Peki, aynı şeyi çocuk edebiyatı ve öğretmen kökenli yazarlar
için de söyleyebilir miyiz?
Kararsız mı kaldınız? Öyleyse başka bir soruya geçelim. Sizce
bir yazar kitabının önsözünde kimlere seslenir? Okurlarına, mı dediniz? Yoksa, söz
konusu çocuk kitabı yazarıysa genel olarak çocuklara da seslenebilir, diye mi
düşünüyorsunuz? Evet, bizce de her ikisi akla yatkın.
Ama ya o yazar öğretmen kökenliyse? Bu durumda o yazarın
çocuk kitabına, “Sevgili Öğrencilerim,” diye başlamasını doğal mı
karşılarsınız?
Açıkçası biz doğal karşılamıyoruz. Geçmişte böyle yapmış edebiyatçılar
olmuş mudur, aralarında usta isimler var mıdır, bilmiyoruz. Zaten geçmişte
böyle yapanları tartışmıyoruz.
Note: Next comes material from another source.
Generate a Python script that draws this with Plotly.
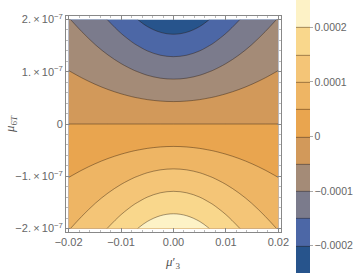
import numpy as np
import plotly.graph_objects as go

# axis coordinates
mu3 = [-0.02, -0.0175, -0.015, -0.0125, -0.01, -0.0075, -0.005, -0.0025, 0.0,
       0.0025, 0.005, 0.0075, 0.01, 0.0125, 0.015, 0.0175, 0.02]
mu6T = [-2e-7, -1.5e-7, -1e-7, -0.5e-7, 0.0, 0.5e-7, 1e-7, 1.5e-7, 2e-7]

# values in units of 1e-4, one row per mu6T value (bottom to top)
row_m2 = [0.979, 1.132, 1.312, 1.515, 1.731, 1.950, 2.146, 2.281, 2.330, 2.281, 2.146, 1.950, 1.731, 1.515, 1.312, 1.132, 0.979]
row_m15 = [0.734, 0.849, 0.984, 1.136, 1.298, 1.463, 1.609, 1.711, 1.748, 1.711, 1.609, 1.463, 1.298, 1.136, 0.984, 0.849, 0.734]
row_m1 = [0.489, 0.566, 0.656, 0.757, 0.866, 0.975, 1.073, 1.141, 1.165, 1.141, 1.073, 0.975, 0.866, 0.757, 0.656, 0.566, 0.489]
row_m05 = [0.245, 0.283, 0.328, 0.379, 0.433, 0.488, 0.536, 0.570, 0.583, 0.570, 0.536, 0.488, 0.433, 0.379, 0.328, 0.283, 0.245]
row_0 = [0.0] * 17
row_p05 = [-0.245, -0.283, -0.328, -0.379, -0.433, -0.488, -0.536, -0.570, -0.583, -0.570, -0.536, -0.488, -0.433, -0.379, -0.328, -0.283, -0.245]
row_p1 = [-0.489, -0.566, -0.656, -0.757, -0.866, -0.975, -1.073, -1.141, -1.165, -1.141, -1.073, -0.975, -0.866, -0.757, -0.656, -0.566, -0.489]
row_p15 = [-0.734, -0.849, -0.984, -1.136, -1.298, -1.463, -1.609, -1.711, -1.748, -1.711, -1.609, -1.463, -1.298, -1.136, -0.984, -0.849, -0.734]
row_p2 = [-0.979, -1.132, -1.312, -1.515, -1.731, -1.950, -2.146, -2.281, -2.330, -2.281, -2.146, -1.950, -1.731, -1.515, -1.312, -1.132, -0.979]

z_rows = [row_m2, row_m15, row_m1, row_m05, row_0, row_p05, row_p1, row_p15, row_p2]
z = np.array(z_rows) * 1e-4

band_colors = ["#27548c", "#4c67a6", "#7b7b8c", "#a48b77", "#d2995a",
               "#e9a54f", "#eeb564", "#f4c577", "#f9d78c", "#fdf2c6"]
n = len(band_colors)
colorscale = [[i / (n - 1), c] for i, c in enumerate(band_colors)]

cb_vals = [-2e-4, -1e-4, 0, 1e-4, 2e-4]
cb_text = ["\u22120.0002", "\u22120.0001", "0", "0.0001", "0.0002"]

x_ticks = [-0.02, -0.01, 0.0, 0.01, 0.02]
x_text = ["\u22120.02", "\u22120.01", "0.00", "0.01", "0.02"]
y_ticks = [-2e-7, -1e-7, 0.0, 1e-7, 2e-7]
y_text = ["\u22122.\u2009\u00d7\u200910<sup>\u22127</sup>", "\u22121.\u2009\u00d7\u200910<sup>\u22127</sup>", "0",
          "1.\u2009\u00d7\u200910<sup>\u22127</sup>", "2.\u2009\u00d7\u200910<sup>\u22127</sup>"]

grey = "#888888"
font = dict(family="Liberation Sans, Arial, sans-serif", size=11, color="#666666")
title_font = dict(family="Liberation Serif, serif", size=13, color="#555555")

fig = go.Figure(go.Contour(
    x=mu3, y=mu6T, z=z,
    zmin=-2.5e-4, zmax=2.5e-4,
    colorscale=colorscale,
    contours=dict(start=-2e-4, end=2e-4, size=5e-5, coloring="fill", showlines=True),
    line=dict(color="rgba(40,25,10,0.6)", width=0.7, smoothing=1),
    colorbar=dict(
        x=1.0698, xanchor="left", xpad=0, thickness=14,
        y=0.442, yanchor="middle", lenmode="pixels", len=273, ypad=0,
        outlinewidth=0,
        tickvals=cb_vals, ticktext=cb_text,
        ticks="outside", ticklen=3, tickcolor="#aaaaaa",
        tickfont=dict(family="Liberation Sans, Arial, sans-serif", size=10.5, color="#666666"),
    ),
    hoverinfo="skip",
))

fig.update_layout(
    width=354, height=273,
    margin=dict(l=66, r=73, t=16, b=41, autoexpand=False),
    paper_bgcolor="white", plot_bgcolor="white",
    font=font,
    showlegend=False,
    annotations=[
        dict(text="<i>\u03bc</i>\u2032<sub>3</sub>", xref="paper", yref="paper",
             x=0.494, y=-0.139, xanchor="center", yanchor="middle",
             showarrow=False, font=title_font),
        dict(text="<i>\u03bc</i><sub>6<i>T</i></sub>", xref="paper", yref="paper",
             x=-0.26, y=0.5, xanchor="center", yanchor="middle", textangle=-90,
             showarrow=False, font=title_font),
    ],
)
fig.update_xaxes(
    range=[-0.0205, 0.0205], tickvals=x_ticks, ticktext=x_text,
    showgrid=False, zeroline=False,
    showline=True, linecolor=grey, linewidth=1, mirror="ticks",
    ticks="inside", ticklen=4, tickcolor=grey,
    minor=dict(ticks="inside", ticklen=2, tickcolor="#bbbbbb", dtick=0.002, showgrid=False),
)
fig.update_yaxes(
    range=[-2.065e-7, 2.065e-7], tickvals=y_ticks, ticktext=y_text,
    showgrid=False, zeroline=False,
    showline=True, linecolor=grey, linewidth=1, mirror="ticks",
    ticks="inside", ticklen=4, tickcolor=grey,
    minor=dict(ticks="inside", ticklen=2, tickcolor="#bbbbbb", dtick=0.2e-7, showgrid=False),
)

fig.write_html("out.html", config={"displayModeBar": False},
               post_script="document.body.style.margin='0';document.body.style.overflow='hidden';")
Bugün, yani 2000’li yıllarda, hâlâ çocuklara
okurdan önce öğrenci gözüyle bakan yazar ve yayıncıların yaklaşımını
tartışıyoruz.
“Sevgili Öğrencilerim,” diye başlayan ve “Sizleri çok
seviyorum… Önce Sevgili Atatürk’e, sonra, size ve bana emek veren tüm
öğretmenlerimize borçluluk duyuyorum,” gibi cümlelerle boyutlanan, örneklediğimiz
Önsöz, Nisan 2012’de Can Çocuk’tan çıkmış Şahsene Camız’ın Bücürük ve Büyücü Ablası adlı kitaba ait.
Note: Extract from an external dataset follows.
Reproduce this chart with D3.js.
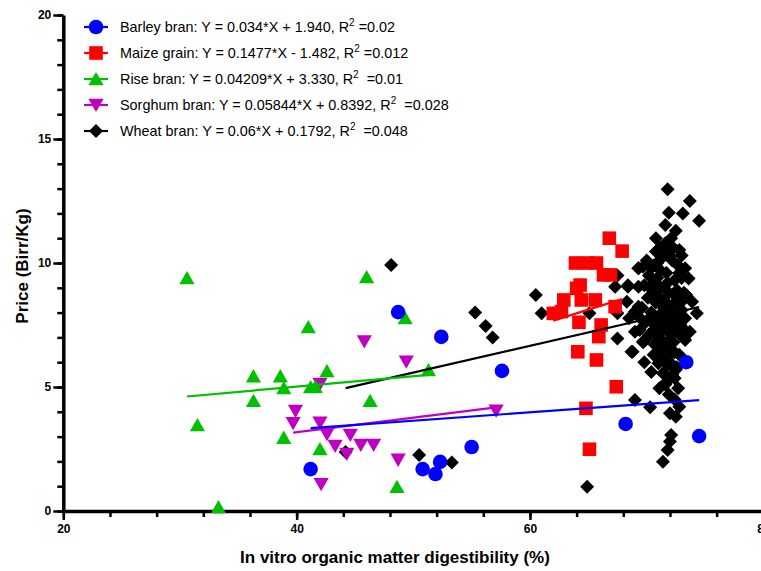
<!DOCTYPE html>
<html><head><meta charset="utf-8">
<script src="https://cdn.jsdelivr.net/npm/d3@7"></script>
<style>
body{margin:0;background:#fff;}
svg{display:block;font-family:"Liberation Sans",Arial,sans-serif;}
</style></head>
<body>
<svg id="chart" width="761" height="571"></svg>
<script>
// ---------------- data ----------------
const seriesNames = ["Barley bran","Maize grain","Rise bran","Sorghum bran","Wheat bran"];
const legendEquations = [
  "Y = 0.034*X + 1.940, R",
  "Y = 0.1477*X - 1.482, R",
  "Y = 0.04209*X + 3.330, R",
  "Y = 0.05844*X + 0.8392, R",
  "Y = 0.06*X + 0.1792, R"
];
const legendR2 = [" =0.02"," =0.012","  =0.01","  =0.028","  =0.048"];
// fitted line coefficients as drawn in the picture
const fitSlope = [0.034, 0.1477, 0.04209, 0.05844, 0.108];
const fitIntercept = [1.940, -1.482, 3.330, 0.8392, 0.1792];

const xTicks = [20,40,60,80];
const yTicks = [0,5,10,15,20];

const barleyX = [48.7,52.4,57.6,41.2,50.8,51.9,52.3,55.0,68.2,73.4,74.5];
const barleyY = [8.02,7.02,5.65,1.69,1.69,1.49,1.98,2.58,3.51,6.0,3.02];

const maizeX = [66.8,67.9,63.9,64.9,65.7,66.3,66.9,64.3,64.0,62.9,64.4,65.6,62.0,62.7,67.3,64.2,66.1,65.9,64.1,65.7,67.4,64.8,65.1];
const maizeY = [11.0,10.48,10.0,10.0,10.0,9.52,9.52,9.11,8.98,8.51,8.51,8.51,7.97,8.04,8.24,7.61,7.5,7.03,6.42,6.09,5.01,4.14,2.49];

const riseX = [30.6,46.0,41.0,49.3,36.3,38.6,42.6,38.9,41.2,41.6,36.3,46.3,51.3,31.5,38.9,42.0,48.6,33.3];
const riseY = [9.4,9.44,7.42,7.78,5.44,5.44,5.65,4.96,5.0,5.01,4.45,4.45,5.69,3.47,2.96,2.5,0.98,0.16];

const sorghumX = [45.8,49.4,42.0,39.9,39.7,42.0,42.6,44.6,43.3,44.3,45.5,46.6,48.7,42.1,57.1];
const sorghumY = [6.83,6.02,5.12,4.03,3.54,3.56,3.09,3.06,2.62,2.3,2.66,2.66,2.06,1.08,4.04];

const wheatX = [44.2,48.1,50.5,53.3,55.3,56.2,56.8,60.5,61.0,64.9,65.1,67.3,67.5,67.5,67.5,68.8,68.4,69.3,69.3,68.3,68.5,69.0,68.7,69.0,70.3,
  71.8,73.7,71.9,73.1,74.5,71.6,72.1,71.1,72.8,71.5,70.8,69.7,73.3,73.4,74.3,73.4,
  71.0,71.4,72.4,71.1,72.7,72.0,72.5,72.1,72.0,71.8,71.4,69.9,71.0,71.8,73.3,
  70.0,70.6,71.3,72.2,72.7,70.2,70.9,71.7,72.4,73.0,69.8,70.5,71.2,71.9,72.6,72.9,70.1,70.8,71.5,72.2,
  69.6,70.4,71.1,71.8,72.5,73.1,69.9,70.7,71.4,72.1,72.8,70.2,71.0,71.7,72.4,70.6,71.3,72.0,72.6,70.4,71.7,
  69.4,69.7,69.8,72.3,70.8,73.6,73.9,73.3,72.9,73.7,69.3,68.4,69.3,69.4,69.0,69.7,
  70.4,71.2,72.0,72.8,70.6,71.8,72.4,70.9,71.5,72.2,73.0,70.3,71.0,71.9,72.6,70.6,71.4,72.1,72.9,71.5,
  72.3,71.2,72.0,72.8,71.8,72.5,72.2,71.6,72.4,71.9,70.9,71.6,72.5,70.7,73.2,73.0,72.8];
const wheatY = [2.38,9.92,2.26,1.96,8.0,7.46,7.0,8.71,7.97,0.98,7.97,9.04,9.5,7.97,6.96,6.42,9.04,9.04,9.79,8.44,7.77,8.04,6.42,4.48,4.18,
  12.97,12.5,12.03,12.0,11.7,11.53,11.0,10.59,10.52,10.5,10.46,9.85,9.79,8.71,7.97,7.23,
  5.96,5.55,5.35,4.95,4.95,3.94,3.8,3.06,2.8,2.46,1.99,6.9,6.9,6.8,6.9,
  10.1,9.9,10.2,10.1,9.9,9.5,9.4,9.6,9.3,9.4,9.1,8.9,9.0,8.8,8.9,8.4,8.6,8.4,8.5,8.3,
  8.2,8.0,7.9,7.8,7.9,7.7,7.6,7.5,7.3,7.4,7.2,7.1,7.0,6.6,6.4,6.3,6.2,6.0,5.8,5.6,5.2,
  7.3,6.8,6.0,10.6,11.0,9.38,8.44,7.77,7.1,7.23,9.79,9.1,8.24,7.8,7.23,6.83,
  9.8,9.7,10.3,9.6,9.2,9.2,8.7,8.7,8.2,8.1,8.1,7.8,7.7,7.6,7.6,7.3,7.5,7.1,7.5,6.8,
  6.8,6.5,6.3,6.3,5.9,5.7,5.5,5.1,4.5,4.7,10.0,10.8,11.3,6.7,8.8,10.3,4.2];

const colors = ["#0000ff","#ff0000","#00c000","#c000c0","#000000"];
const shapes = ["circle","square","triangle","invtriangle","diamond"];

// ---------------- layout ----------------
const svg = d3.select("#chart");
const x = d3.scaleLinear().domain([20,80]).range([63.3,763.3]);
const y = d3.scaleLinear().domain([0,20]).range([511,15]);

function shapePath(s){
  switch(s){
    case "circle": return "M7.3,0A7.3,7.3 0 1,1 -7.3,0A7.3,7.3 0 1,1 7.3,0Z";
    case "square": return "M-6.8,-6.8H6.8V6.8H-6.8Z";
    case "triangle": return "M0,-7L7.6,6.3H-7.6Z";
    case "invtriangle": return "M0,7L7.6,-6.3H-7.6Z";
    case "diamond": return "M0,-7L7,0L0,7L-7,0Z";
  }
}

// axes
const axisG = svg.append("g");
axisG.append("g").attr("transform",`translate(${x(20)},0)`)
  .call(d3.axisLeft(y).tickValues(d3.range(0,21,1)).tickSize(6).tickFormat(""))
  .call(g=>g.selectAll("line").attr("stroke-width",2.5))
  .call(g=>g.select(".domain").remove());
const yAx = axisG.append("g").attr("transform",`translate(${x(20)},0)`)
  .call(d3.axisLeft(y).tickValues(yTicks).tickSize(10).tickSizeOuter(0).tickPadding(2));
yAx.select(".domain").attr("stroke-width",3.5);
yAx.selectAll("line").attr("stroke-width",2.5);
yAx.selectAll("text").attr("font-size",12).attr("font-weight","bold").attr("font-family","'Liberation Sans',Arial,sans-serif");

axisG.append("g").attr("transform",`translate(0,${y(0)})`)
  .call(d3.axisBottom(x).tickValues(d3.range(20,81,4)).tickSize(6).tickFormat(""))
  .call(g=>g.selectAll("line").attr("stroke-width",2.5))
  .call(g=>g.select(".domain").remove());
const xAx = axisG.append("g").attr("transform",`translate(0,${y(0)})`)
  .call(d3.axisBottom(x).tickValues(xTicks).tickSize(9).tickSizeOuter(0).tickPadding(4));
xAx.select(".domain").attr("stroke-width",3.5);
xAx.selectAll("line").attr("stroke-width",2.5);
xAx.selectAll("text").attr("font-size",12).attr("font-weight","bold").attr("font-family","'Liberation Sans',Arial,sans-serif");

// axis titles
svg.append("text").attr("x",395).attr("y",563).attr("text-anchor","middle")
  .attr("font-size",17).attr("font-weight","bold").text("In vitro organic matter digestibility (%)");
svg.append("text").attr("transform","translate(28,266) rotate(-90)").attr("text-anchor","middle")
  .attr("font-size",17).attr("font-weight","bold").text("Price (Birr/Kg)");

// points
const allX = [barleyX,maizeX,riseX,sorghumX,wheatX];
const allY = [barleyY,maizeY,riseY,sorghumY,wheatY];
const drawOrder = [4,3,2,1,0];
drawOrder.forEach(i=>{
  const pts = allX[i].map((v,k)=>({x:v,y:allY[i][k]}));
  svg.append("g").selectAll("path").data(pts).join("path")
    .attr("d",shapePath(shapes[i]))
    .attr("transform",d=>`translate(${x(d.x)},${y(d.y)})`)
    .attr("fill",colors[i]);
});
// regression lines
drawOrder.forEach(i=>{
  const ext = d3.extent(allX[i]);
  const line = d3.line().x(d=>x(d)).y(d=>y(fitSlope[i]*d+fitIntercept[i]));
  svg.append("path").attr("d",line(ext)).attr("stroke",colors[i]).attr("stroke-width",2.2).attr("fill","none");
});

// legend
const leg = svg.append("g");
const legY = [27,53,79,105,131];
seriesNames.forEach((n,i)=>{
  const g = leg.append("g").attr("transform",`translate(96,${legY[i]})`);
  g.append("line").attr("x1",-12).attr("x2",12).attr("stroke",colors[i]).attr("stroke-width",2.2);
  g.append("path").attr("d",shapePath(shapes[i])).attr("fill",colors[i]);
  const t = g.append("text").attr("x",24).attr("y",5).attr("font-size",14.4).style("white-space","pre");
  t.append("tspan").text(n+": "+legendEquations[i]);
  t.append("tspan").attr("font-size",10).attr("dy",-6).text("2");
  t.append("tspan").attr("dy",6).text(legendR2[i]);
});
</script>
</body></html>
Aslını isterseniz sözümüz yazara, ya da en azından yalnızca
yazara değil. Sayın Camız’ın 20 yıldan uzun öğretmenlik geçmişinin kendini
yazınsal veriminde bu kadar (didaktik) hissettirmesi yanlış elbette. Ama bir parça da anlaşılır. Üstelik Şahsene
Camız yukardaki satırları yazarken büyük ihtimalle son derece samimi de. Tıpkı benzer
önsözlere ya da benzer içeriklere sahip başka başka didaktik çocuk kitabı
yazarlarının samimiyetinden ve içtenliğinden şüphe etmediğimiz gibi.
Ama onlar samimi ve içten diye, onların kitaplarını
yayınlayanların tutumunu da öyle kabul edeceğiz diye bir şey yok. Türkiye çocuk ve gençlik edebiyatının
geleceğine etki edebilen, onu yönlendirebilecek güce sahip bir yayıneviyseniz
(ki Can Çocuk bu yayınevlerinden sadece biri) bu bilinç ve sorumlulukla hareket etmeniz beklenir.
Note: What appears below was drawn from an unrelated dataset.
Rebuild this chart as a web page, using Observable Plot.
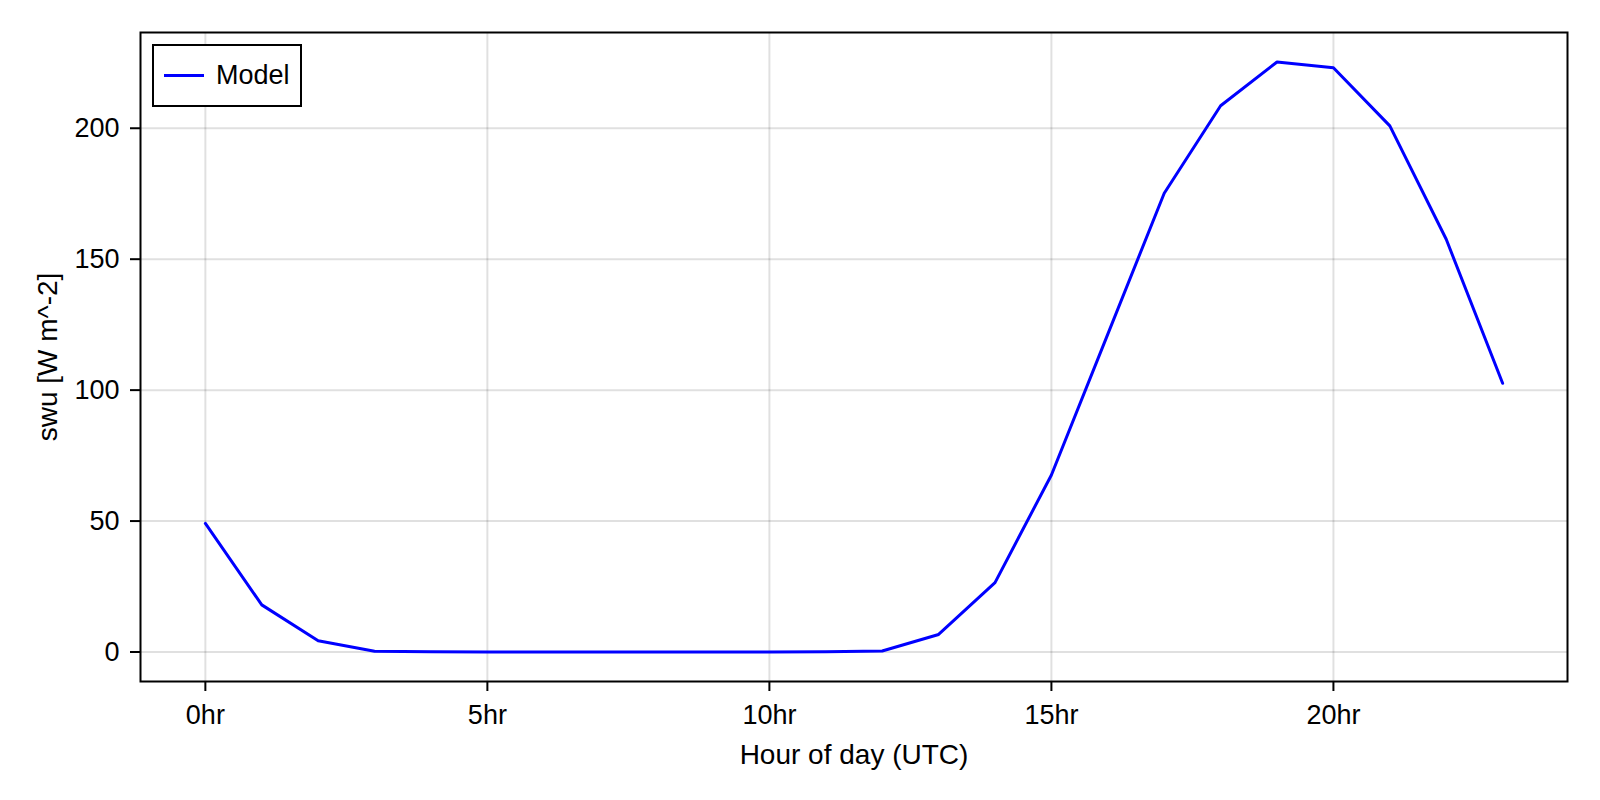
<!DOCTYPE html>
<html>
<head>
<meta charset="utf-8">
<script src="https://cdn.jsdelivr.net/npm/d3@7"></script>
<script src="https://cdn.jsdelivr.net/npm/@observablehq/plot@0.6"></script>
<style>
  html, body { margin: 0; padding: 0; background: #fff; }
  #wrap { position: relative; width: 1600px; height: 800px; font-family: "Liberation Sans", Arial, Helvetica, sans-serif; }
  #legend { position: absolute; left: 152px; top: 44px; width: 146px; height: 59px; border: 2px solid #000; background: #fff; }
  #legend svg { position: absolute; left: 0; top: 0; }
  #legend span { position: absolute; left: 62px; top: 12px; font-size: 27px; line-height: 34px; color: #000; }
</style>
</head>
<body>
<div id="wrap"></div>
<script>
// ---- data ----
const hours = [0,1,2,3,4,5,6,7,8,9,10,11,12,13,14,15,16,17,18,19,20,21,22,23];
const swu = [49.1,18.0,4.3,0.3,0.05,0,0,0,0,0,0,0.05,0.4,6.7,26.5,67.6,121.4,175.2,208.6,225.3,223.1,200.9,157.6,102.6];
const xTicks = [0,5,10,15,20];
const xTickLabels = ["0hr","5hr","10hr","15hr","20hr"];
const yTicks = [0,50,100,150,200];
const yTickLabels = ["0","50","100","150","200"];
const seriesName = "Model";
const xLabel = "Hour of day (UTC)";
const yLabel = "swu [W m^-2]";

const data = hours.map((h, i) => ({hour: h, value: swu[i]}));

const xPad = (d3.max(hours) - d3.min(hours)) * 0.05;
const yPad = (d3.max(swu) - d3.min(swu)) * 0.05;

const chart = Plot.plot({
  width: 1600,
  height: 800,
  marginLeft: 140,
  marginRight: 33,
  marginTop: 32,
  marginBottom: 119,
  style: {fontFamily: '"Liberation Sans", Arial, Helvetica, sans-serif', fontSize: "27px", color: "#000", background: "#fff"},
  x: {domain: [d3.min(hours) - xPad, d3.max(hours) + xPad]},
  y: {domain: [d3.min(swu) - yPad, d3.max(swu) + yPad]},
  marks: [
    Plot.gridX(xTicks, {stroke: "#000", strokeOpacity: 0.12, strokeWidth: 2}),
    Plot.gridY(yTicks, {stroke: "#000", strokeOpacity: 0.12, strokeWidth: 2}),
    Plot.axisX(xTicks, {tickSize: 10, tickPadding: 13, strokeWidth: 2, fontSize: 27,
      tickFormat: d => xTickLabels[xTicks.indexOf(d)], label: null}),
    Plot.axisY(yTicks, {tickSize: 10, tickPadding: 11, strokeWidth: 2, fontSize: 27,
      tickFormat: d => yTickLabels[yTicks.indexOf(d)], label: null}),
    Plot.line(data, {x: "hour", y: "value", stroke: "#0000ff", strokeWidth: 3}),
    Plot.frame({stroke: "#000", strokeWidth: 2}),
    Plot.text([xLabel], {text: d => d, frameAnchor: "bottom", lineAnchor: "middle", textAnchor: "middle", dy: 74, fontSize: 28}),
    Plot.text([yLabel], {text: d => d, frameAnchor: "left", lineAnchor: "middle", textAnchor: "middle", rotate: -90, dx: -92, fontSize: 28})
  ]
});

const wrap = document.getElementById("wrap");
wrap.appendChild(chart);

const legend = document.createElement("div");
legend.id = "legend";
legend.innerHTML = `<svg width="146" height="59"><line x1="10" x2="50" y1="29.5" y2="29.5" stroke="#0000ff" stroke-width="3"/></svg><span></span>`;
legend.querySelector("span").textContent = seriesName;
wrap.appendChild(legend);
</script>
</body>
</html>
Beklentimizi somutlayalım. Çağdaş Türkiye çocuk
edebiyatının belli edebi nitelikler taşıması ve didaktik
yaklaşımların da aşılması gerektiğini mi düşünüyorsunuz? Yayınevi olarak kendinizi
edebiyat alanında mı konumlandırıyorsunuz/tanımlıyorsunuz? Çocuk edebiyatını geliştirmek,
ileri taşımak iddiasıyla mı hareket ediyorsunuz? O halde yayınladığınız
kitaplar da bu çerçevenin içine oturmalı, bu iddiaya uymalı.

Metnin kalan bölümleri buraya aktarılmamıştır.